As President Xi Jinping more aggressively pursues China’s global interests, he has amassed more power in domestic politics than any other Chinese leader since Mao Zedong, Osnos said. Xi aims to avert disorder at all costs, having grievously suffered with his family at the hands of the Red Guards during the Cultural Revolution (1966-1976).
China’s president, according to Osnos, aims to overcome three challenges to stability:
Economic stagnation. China’s economy has slowed after decades of rapid growth, and public dissatisfaction may swell as expectations for greater prosperity go unmet. Xi recognizes that transitioning from an export- and investment-oriented economic policy toward reliance on services and consumption would likely spur growth, Osnos said.
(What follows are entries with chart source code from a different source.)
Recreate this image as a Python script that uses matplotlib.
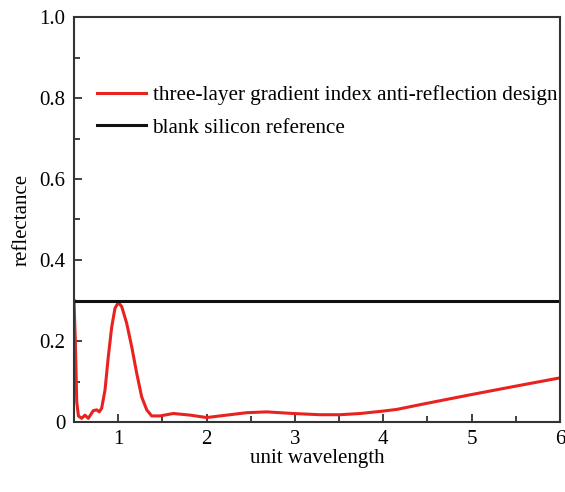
import matplotlib
matplotlib.use("Agg")
import matplotlib.pyplot as plt
from matplotlib.ticker import MultipleLocator, FuncFormatter

plt.rcParams['font.family'] = ['Liberation Serif', 'DejaVu Serif']

wl = [0.5, 0.515, 0.531, 0.55, 0.587, 0.624, 0.662, 0.718, 0.757, 0.786, 0.813, 0.851, 0.888, 0.927,
      0.964, 1.001, 1.040, 1.096, 1.153, 1.210, 1.266, 1.323, 1.379, 1.473, 1.549, 1.624, 1.813, 2.002,
      2.228, 2.455, 2.68, 2.98, 3.28, 3.51, 3.74, 4.0, 4.15, 4.49, 4.98, 5.51, 6.0]
refl = [0.30, 0.20, 0.05, 0.015, 0.009, 0.017, 0.009, 0.028, 0.030, 0.025, 0.034, 0.079, 0.161, 0.235,
        0.281, 0.295, 0.285, 0.244, 0.186, 0.120, 0.062, 0.030, 0.015, 0.015, 0.018, 0.021, 0.017, 0.011,
        0.017, 0.023, 0.025, 0.021, 0.018, 0.018, 0.021, 0.027, 0.031, 0.046, 0.067, 0.089, 0.109]
silicon = 0.30

fig = plt.figure(figsize=(5.65, 4.92), dpi=100)
ax = fig.add_axes([74/565, 1-422/492, (560-74)/565, (422-17)/492])

ax.plot(wl, refl, color='#e8231f', lw=2.2, solid_joinstyle='round',
        label='three-layer gradient index anti-reflection design')
ax.axhline(silicon, color='#111111', lw=2.2, label='blank silicon reference')

ax.set_xlim(0.5, 6)
ax.set_ylim(0, 1.0)
ax.xaxis.set_major_locator(MultipleLocator(1))
ax.xaxis.set_minor_locator(MultipleLocator(0.5))
ax.yaxis.set_major_locator(MultipleLocator(0.2))
ax.yaxis.set_minor_locator(MultipleLocator(0.1))
ax.yaxis.set_major_formatter(FuncFormatter(lambda v, p: '0' if abs(v) < 1e-9 else f'{v:.1f}'))
ax.tick_params(which='both', direction='in', top=False, right=False, labelsize=15, color='#333333')
ax.tick_params(which='major', length=6, width=1.3, pad=6)
ax.tick_params(which='minor', length=4, width=1.3)
for s in ax.spines.values():
    s.set_linewidth(1.5)
    s.set_color('#333333')

ax.set_xlabel('unit wavelength', fontsize=15, labelpad=0)
ax.set_ylabel('reflectance', fontsize=15, labelpad=6)

ax.legend(loc='upper left', bbox_to_anchor=(23/486, 0.832), frameon=False, fontsize=15.2,
          handlelength=2.3, handletextpad=0.33, labelspacing=0.62, borderaxespad=0, borderpad=0)

fig.savefig('out.png', dpi=100)
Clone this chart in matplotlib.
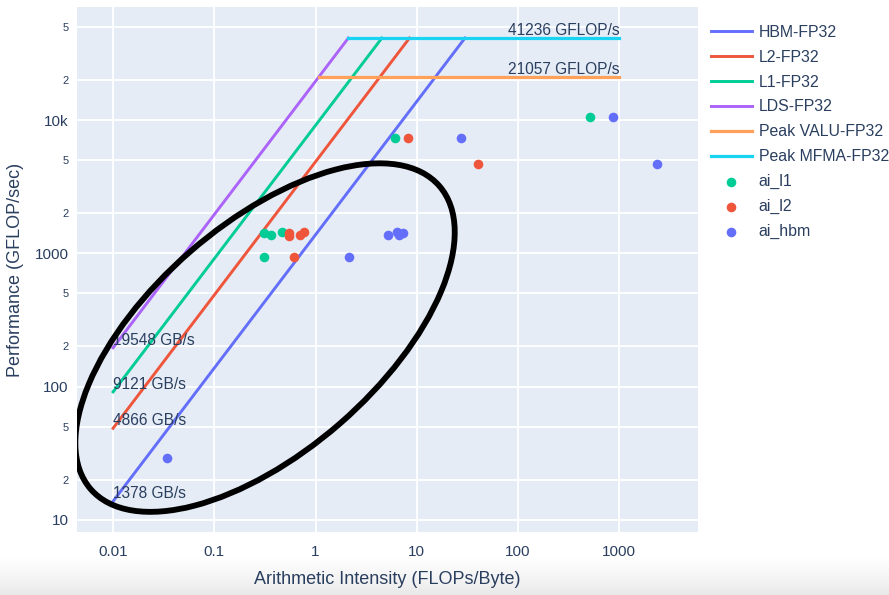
import numpy as np
import matplotlib
matplotlib.use('Agg')
import matplotlib.pyplot as plt
from matplotlib.patches import Ellipse
from matplotlib.transforms import IdentityTransform

# roofline values
mem_names = ['HBM-FP32', 'L2-FP32', 'L1-FP32', 'LDS-FP32']
mem_bw = [1378, 4866, 9121, 19548]          # GB/s
peak_names = ['Peak VALU-FP32', 'Peak MFMA-FP32']
peak_flops = [21057, 41236]                 # GFLOP/s
ai_start = 0.01
ai_end = 1000

# kernel points (arithmetic intensity, performance)
l1_ai = [518, 6.08, 0.308, 0.365, 0.469, 0.308]
l1_perf = [10500, 7360, 1430, 1372, 1445, 933]
l2_ai = [8.11, 40.2, 0.541, 0.545, 0.695, 0.761, 0.616]
l2_perf = [7360, 4650, 1413, 1353, 1381, 1445, 933]
hbm_ai = [861, 27.3, 2360, 5.15, 6.36, 6.61, 7.24, 2.13, 0.034]
hbm_perf = [10500, 7360, 4650, 1381, 1445, 1364, 1420, 933, 29.3]

y_ticks = [10, 20, 50, 100, 200, 500, 1000, 2000, 5000, 10000, 20000, 50000]
y_labels = ['10', '2', '5', '100', '2', '5', '1000', '2', '5', '10k', '2', '5']
x_ticks = [0.01, 0.1, 1, 10, 100, 1000]
x_labels = ['0.01', '0.1', '1', '10', '100', '1000']

mem_colors = ['#636EFA', '#EF553B', '#00CC96', '#AB63FA']
peak_colors = ['#FFA15A', '#19D3F3']
TXT = '#2a3f5f'

plt.rcParams['font.family'] = ['Liberation Sans', 'DejaVu Sans']

fig = plt.figure(figsize=(8.89, 5.95), dpi=100)

# faint grey shading at the bottom of the screenshot
bg = fig.add_axes([0, 0, 1, 38 / 595])
bg.set_zorder(-1)
grad = np.linspace(0, 1, 50).reshape(-1, 1)
bg.imshow(grad, aspect='auto', cmap='Greys', vmin=0, vmax=6, extent=[0, 1, 0, 1])
bg.axis('off')

ax = fig.add_axes([77 / 889, 63 / 595, 621 / 889, 525 / 595])
ax.set_facecolor('#E5ECF6')
ax.set_xscale('log')
ax.set_yscale('log')
ax.set_xlim(0.0044, 6000)
ax.set_ylim(8.1, 70500)

max_peak = max(peak_flops)
for name, bw, col in zip(mem_names, mem_bw, mem_colors):
    ridge = max_peak / bw
    ax.plot([ai_start, ridge], [ai_start * bw, max_peak], color=col,
            lw=2.1, label=name, zorder=3)
    ax.annotate(f'{bw} GB/s', (ai_start, ai_start * bw), xytext=(0, 0),
                textcoords='offset points', ha='left', va='bottom',
                fontsize=11.2, color=TXT, zorder=5)

for name, pk, col in zip(peak_names, peak_flops, peak_colors):
    ridge = pk / max(mem_bw)
    ax.plot([ridge, ai_end], [pk, pk], color=col, lw=2.3, label=name, zorder=3)
    ax.annotate(f'{pk} GFLOP/s', (ai_end, pk), xytext=(0, 0),
                textcoords='offset points', ha='right', va='bottom',
                fontsize=11.2, color=TXT, zorder=5)

ax.scatter(l1_ai, l1_perf, s=48, color='#00CC96', label='ai_l1', zorder=4, linewidths=0)
ax.scatter(l2_ai, l2_perf, s=48, color='#EF553B', label='ai_l2', zorder=4, linewidths=0)
ax.scatter(hbm_ai, hbm_perf, s=48, color='#636EFA', label='ai_hbm', zorder=4, linewidths=0)

ax.xaxis.set_major_locator(matplotlib.ticker.FixedLocator(x_ticks))
ax.xaxis.set_major_formatter(matplotlib.ticker.FixedFormatter(x_labels))
ax.xaxis.set_minor_locator(matplotlib.ticker.NullLocator())
ax.yaxis.set_major_locator(matplotlib.ticker.FixedLocator(y_ticks))
ax.yaxis.set_major_formatter(matplotlib.ticker.FixedFormatter(y_labels))
ax.yaxis.set_minor_locator(matplotlib.ticker.NullLocator())
ax.tick_params(length=0, colors=TXT, labelsize=11)
ax.tick_params(axis='x', pad=9)
ax.tick_params(axis='y', pad=6)
for lab, txt in zip(ax.get_yticklabels(), y_labels):
    if txt in ('2', '5'):
        lab.set_fontsize(8)

ax.grid(True, color='white', lw=1.3)
ax.set_axisbelow(True)
for s in ax.spines.values():
    s.set_visible(False)

ax.set_xlabel('Arithmetic Intensity (FLOPs/Byte)', fontsize=13, color=TXT, labelpad=9)
ax.set_ylabel('Performance (GFLOP/sec)', fontsize=13, color=TXT, labelpad=8)

fig.legend(*ax.get_legend_handles_labels(), loc='upper left',
           bbox_to_anchor=(711 / 889, 1 - 25 / 595), bbox_transform=fig.transFigure,
           frameon=False, fontsize=11.4, labelcolor=TXT, handlelength=2.57,
           handletextpad=0.45, labelspacing=0.62, borderpad=0, borderaxespad=0,
           scatterpoints=1)

# hand-drawn black ellipse highlight
fig.canvas.draw()
cx, cy = ax.transData.transform((0.317, 233))
ell = Ellipse((cx, cy), 2 * 231, 2 * 114, angle=41, fill=False,
              edgecolor='black', lw=4.2, transform=IdentityTransform(), zorder=6)
ax.add_artist(ell)

fig.savefig('out.png', dpi=100, facecolor='white')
Corruption. Xi has launched the harshest crackdown against graft in decades, mindful that crooked officials undermine the Communist Party’s credibility and the effectiveness of the government, according to Osnos.
Foreign influence. Xi sees threats to political order from new technology and Western concepts, such as individualism and democracy, Osnos said. He believes a firm hand is the best way to avert such tumult as the collapse of the Soviet bloc more than two decades ago, unrest in Tibet in 2008 and Xinjiang Province in 2009, and the Arab Spring uprisings in 2011.
Xi aims to pose a “counterargument to the allure of Western ideas” by promoting the notion of a “Chinese Dream,” in which an increasingly prosperous China becomes a dominant civilization, according to Osnos.